* Problem:
Return the material below in full and exactly.

— BEGIN Data excerpt —

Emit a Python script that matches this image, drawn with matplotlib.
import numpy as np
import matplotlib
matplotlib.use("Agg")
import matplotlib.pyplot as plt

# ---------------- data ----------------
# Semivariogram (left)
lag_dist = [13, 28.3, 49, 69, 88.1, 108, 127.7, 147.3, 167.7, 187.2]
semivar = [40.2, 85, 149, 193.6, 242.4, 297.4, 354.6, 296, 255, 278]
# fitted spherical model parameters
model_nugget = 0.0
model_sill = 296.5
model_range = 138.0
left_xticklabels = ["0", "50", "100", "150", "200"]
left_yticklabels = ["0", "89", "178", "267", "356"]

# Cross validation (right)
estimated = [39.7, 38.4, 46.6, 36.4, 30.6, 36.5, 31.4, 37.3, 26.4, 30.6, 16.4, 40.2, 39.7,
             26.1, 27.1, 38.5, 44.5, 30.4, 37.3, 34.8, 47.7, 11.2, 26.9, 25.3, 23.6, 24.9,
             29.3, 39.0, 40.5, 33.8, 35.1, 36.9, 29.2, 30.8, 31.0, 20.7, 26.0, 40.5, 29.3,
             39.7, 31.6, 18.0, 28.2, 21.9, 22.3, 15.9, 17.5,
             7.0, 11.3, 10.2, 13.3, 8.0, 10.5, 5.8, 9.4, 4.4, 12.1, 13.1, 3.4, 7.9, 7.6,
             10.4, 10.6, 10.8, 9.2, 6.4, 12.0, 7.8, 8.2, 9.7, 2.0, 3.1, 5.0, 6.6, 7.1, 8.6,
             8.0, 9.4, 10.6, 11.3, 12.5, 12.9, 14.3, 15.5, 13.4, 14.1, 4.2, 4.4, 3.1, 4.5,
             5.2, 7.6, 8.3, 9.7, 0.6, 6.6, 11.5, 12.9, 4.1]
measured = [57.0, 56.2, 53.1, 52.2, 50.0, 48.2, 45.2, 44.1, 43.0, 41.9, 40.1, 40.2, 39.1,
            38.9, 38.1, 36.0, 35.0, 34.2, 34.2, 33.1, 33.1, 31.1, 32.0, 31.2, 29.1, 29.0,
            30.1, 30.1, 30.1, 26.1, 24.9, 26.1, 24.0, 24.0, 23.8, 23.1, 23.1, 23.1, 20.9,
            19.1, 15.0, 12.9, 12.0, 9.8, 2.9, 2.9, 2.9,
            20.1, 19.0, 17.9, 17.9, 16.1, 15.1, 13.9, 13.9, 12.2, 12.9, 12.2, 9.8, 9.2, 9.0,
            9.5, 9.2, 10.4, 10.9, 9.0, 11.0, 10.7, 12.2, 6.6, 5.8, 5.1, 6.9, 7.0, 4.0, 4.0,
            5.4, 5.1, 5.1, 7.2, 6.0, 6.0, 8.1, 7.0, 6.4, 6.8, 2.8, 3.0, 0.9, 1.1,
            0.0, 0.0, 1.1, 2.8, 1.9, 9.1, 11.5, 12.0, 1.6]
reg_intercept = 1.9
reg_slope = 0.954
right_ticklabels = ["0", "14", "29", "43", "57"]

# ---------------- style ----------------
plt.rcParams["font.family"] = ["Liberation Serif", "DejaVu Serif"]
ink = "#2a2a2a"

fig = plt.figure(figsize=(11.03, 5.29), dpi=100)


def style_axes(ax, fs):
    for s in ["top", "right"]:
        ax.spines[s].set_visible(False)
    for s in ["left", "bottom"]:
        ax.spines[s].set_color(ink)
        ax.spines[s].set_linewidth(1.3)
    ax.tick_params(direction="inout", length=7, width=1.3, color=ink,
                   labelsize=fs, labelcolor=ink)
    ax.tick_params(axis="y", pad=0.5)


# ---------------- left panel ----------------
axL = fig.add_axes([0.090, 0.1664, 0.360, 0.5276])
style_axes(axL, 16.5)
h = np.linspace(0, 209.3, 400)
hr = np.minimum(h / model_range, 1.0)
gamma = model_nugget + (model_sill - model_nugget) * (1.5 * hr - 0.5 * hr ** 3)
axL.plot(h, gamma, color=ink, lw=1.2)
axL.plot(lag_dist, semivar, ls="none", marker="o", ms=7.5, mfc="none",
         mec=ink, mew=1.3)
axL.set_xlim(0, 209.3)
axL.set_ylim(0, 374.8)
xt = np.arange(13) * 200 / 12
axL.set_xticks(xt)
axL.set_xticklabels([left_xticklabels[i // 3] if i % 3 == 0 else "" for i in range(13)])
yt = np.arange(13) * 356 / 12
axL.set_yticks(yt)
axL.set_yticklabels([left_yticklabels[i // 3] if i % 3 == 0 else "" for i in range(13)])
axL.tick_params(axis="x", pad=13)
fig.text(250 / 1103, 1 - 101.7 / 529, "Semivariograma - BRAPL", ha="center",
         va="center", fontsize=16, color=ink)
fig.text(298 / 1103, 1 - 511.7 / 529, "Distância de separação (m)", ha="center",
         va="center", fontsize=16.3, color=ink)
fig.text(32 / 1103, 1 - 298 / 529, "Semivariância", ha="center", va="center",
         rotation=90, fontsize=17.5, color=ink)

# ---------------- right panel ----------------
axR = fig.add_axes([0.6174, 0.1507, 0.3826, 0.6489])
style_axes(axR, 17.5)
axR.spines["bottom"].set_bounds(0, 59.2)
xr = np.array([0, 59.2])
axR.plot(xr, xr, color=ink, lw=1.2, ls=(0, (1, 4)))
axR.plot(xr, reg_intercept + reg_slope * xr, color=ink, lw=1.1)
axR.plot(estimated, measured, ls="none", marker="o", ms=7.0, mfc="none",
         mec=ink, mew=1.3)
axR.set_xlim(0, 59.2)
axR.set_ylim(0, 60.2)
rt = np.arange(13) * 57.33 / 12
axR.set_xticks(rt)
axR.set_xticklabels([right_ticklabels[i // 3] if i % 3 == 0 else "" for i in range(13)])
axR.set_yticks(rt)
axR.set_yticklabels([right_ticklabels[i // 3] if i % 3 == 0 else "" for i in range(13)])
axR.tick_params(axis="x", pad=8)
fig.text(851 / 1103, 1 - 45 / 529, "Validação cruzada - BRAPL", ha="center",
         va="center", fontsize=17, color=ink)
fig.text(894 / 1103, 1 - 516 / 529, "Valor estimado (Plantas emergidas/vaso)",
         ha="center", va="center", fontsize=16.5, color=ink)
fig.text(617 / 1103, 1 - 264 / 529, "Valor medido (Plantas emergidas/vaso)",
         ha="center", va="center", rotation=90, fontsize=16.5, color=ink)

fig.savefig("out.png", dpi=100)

— END Data excerpt —

* Solution for this exercise:
Emit a Python script that matches this image, drawn with matplotlib.
import numpy as np
import matplotlib
matplotlib.use("Agg")
import matplotlib.pyplot as plt

# ---------------- data ----------------
# Semivariogram (left)
lag_dist = [13, 28.3, 49, 69, 88.1, 108, 127.7, 147.3, 167.7, 187.2]
semivar = [40.2, 85, 149, 193.6, 242.4, 297.4, 354.6, 296, 255, 278]
# fitted spherical model parameters
model_nugget = 0.0
model_sill = 296.5
model_range = 138.0
left_xticklabels = ["0", "50", "100", "150", "200"]
left_yticklabels = ["0", "89", "178", "267", "356"]

# Cross validation (right)
estimated = [39.7, 38.4, 46.6, 36.4, 30.6, 36.5, 31.4, 37.3, 26.4, 30.6, 16.4, 40.2, 39.7,
             26.1, 27.1, 38.5, 44.5, 30.4, 37.3, 34.8, 47.7, 11.2, 26.9, 25.3, 23.6, 24.9,
             29.3, 39.0, 40.5, 33.8, 35.1, 36.9, 29.2, 30.8, 31.0, 20.7, 26.0, 40.5, 29.3,
             39.7, 31.6, 18.0, 28.2, 21.9, 22.3, 15.9, 17.5,
             7.0, 11.3, 10.2, 13.3, 8.0, 10.5, 5.8, 9.4, 4.4, 12.1, 13.1, 3.4, 7.9, 7.6,
             10.4, 10.6, 10.8, 9.2, 6.4, 12.0, 7.8, 8.2, 9.7, 2.0, 3.1, 5.0, 6.6, 7.1, 8.6,
             8.0, 9.4, 10.6, 11.3, 12.5, 12.9, 14.3, 15.5, 13.4, 14.1, 4.2, 4.4, 3.1, 4.5,
             5.2, 7.6, 8.3, 9.7, 0.6, 6.6, 11.5, 12.9, 4.1]
measured = [57.0, 56.2, 53.1, 52.2, 50.0, 48.2, 45.2, 44.1, 43.0, 41.9, 40.1, 40.2, 39.1,
            38.9, 38.1, 36.0, 35.0, 34.2, 34.2, 33.1, 33.1, 31.1, 32.0, 31.2, 29.1, 29.0,
            30.1, 30.1, 30.1, 26.1, 24.9, 26.1, 24.0, 24.0, 23.8, 23.1, 23.1, 23.1, 20.9,
            19.1, 15.0, 12.9, 12.0, 9.8, 2.9, 2.9, 2.9,
            20.1, 19.0, 17.9, 17.9, 16.1, 15.1, 13.9, 13.9, 12.2, 12.9, 12.2, 9.8, 9.2, 9.0,
            9.5, 9.2, 10.4, 10.9, 9.0, 11.0, 10.7, 12.2, 6.6, 5.8, 5.1, 6.9, 7.0, 4.0, 4.0,
            5.4, 5.1, 5.1, 7.2, 6.0, 6.0, 8.1, 7.0, 6.4, 6.8, 2.8, 3.0, 0.9, 1.1,
            0.0, 0.0, 1.1, 2.8, 1.9, 9.1, 11.5, 12.0, 1.6]
reg_intercept = 1.9
reg_slope = 0.954
right_ticklabels = ["0", "14", "29", "43", "57"]

# ---------------- style ----------------
plt.rcParams["font.family"] = ["Liberation Serif", "DejaVu Serif"]
ink = "#2a2a2a"

fig = plt.figure(figsize=(11.03, 5.29), dpi=100)


def style_axes(ax, fs):
    for s in ["top", "right"]:
        ax.spines[s].set_visible(False)
    for s in ["left", "bottom"]:
        ax.spines[s].set_color(ink)
        ax.spines[s].set_linewidth(1.3)
    ax.tick_params(direction="inout", length=7, width=1.3, color=ink,
                   labelsize=fs, labelcolor=ink)
    ax.tick_params(axis="y", pad=0.5)


# ---------------- left panel ----------------
axL = fig.add_axes([0.090, 0.1664, 0.360, 0.5276])
style_axes(axL, 16.5)
h = np.linspace(0, 209.3, 400)
hr = np.minimum(h / model_range, 1.0)
gamma = model_nugget + (model_sill - model_nugget) * (1.5 * hr - 0.5 * hr ** 3)
axL.plot(h, gamma, color=ink, lw=1.2)
axL.plot(lag_dist, semivar, ls="none", marker="o", ms=7.5, mfc="none",
         mec=ink, mew=1.3)
axL.set_xlim(0, 209.3)
axL.set_ylim(0, 374.8)
xt = np.arange(13) * 200 / 12
axL.set_xticks(xt)
axL.set_xticklabels([left_xticklabels[i // 3] if i % 3 == 0 else "" for i in range(13)])
yt = np.arange(13) * 356 / 12
axL.set_yticks(yt)
axL.set_yticklabels([left_yticklabels[i // 3] if i % 3 == 0 else "" for i in range(13)])
axL.tick_params(axis="x", pad=13)
fig.text(250 / 1103, 1 - 101.7 / 529, "Semivariograma - BRAPL", ha="center",
         va="center", fontsize=16, color=ink)
fig.text(298 / 1103, 1 - 511.7 / 529, "Distância de separação (m)", ha="center",
         va="center", fontsize=16.3, color=ink)
fig.text(32 / 1103, 1 - 298 / 529, "Semivariância", ha="center", va="center",
         rotation=90, fontsize=17.5, color=ink)

# ---------------- right panel ----------------
axR = fig.add_axes([0.6174, 0.1507, 0.3826, 0.6489])
style_axes(axR, 17.5)
axR.spines["bottom"].set_bounds(0, 59.2)
xr = np.array([0, 59.2])
axR.plot(xr, xr, color=ink, lw=1.2, ls=(0, (1, 4)))
axR.plot(xr, reg_intercept + reg_slope * xr, color=ink, lw=1.1)
axR.plot(estimated, measured, ls="none", marker="o", ms=7.0, mfc="none",
         mec=ink, mew=1.3)
axR.set_xlim(0, 59.2)
axR.set_ylim(0, 60.2)
rt = np.arange(13) * 57.33 / 12
axR.set_xticks(rt)
axR.set_xticklabels([right_ticklabels[i // 3] if i % 3 == 0 else "" for i in range(13)])
axR.set_yticks(rt)
axR.set_yticklabels([right_ticklabels[i // 3] if i % 3 == 0 else "" for i in range(13)])
axR.tick_params(axis="x", pad=8)
fig.text(851 / 1103, 1 - 45 / 529, "Validação cruzada - BRAPL", ha="center",
         va="center", fontsize=17, color=ink)
fig.text(894 / 1103, 1 - 516 / 529, "Valor estimado (Plantas emergidas/vaso)",
         ha="center", va="center", fontsize=16.5, color=ink)
fig.text(617 / 1103, 1 - 264 / 529, "Valor medido (Plantas emergidas/vaso)",
         ha="center", va="center", rotation=90, fontsize=16.5, color=ink)

fig.savefig("out.png", dpi=100)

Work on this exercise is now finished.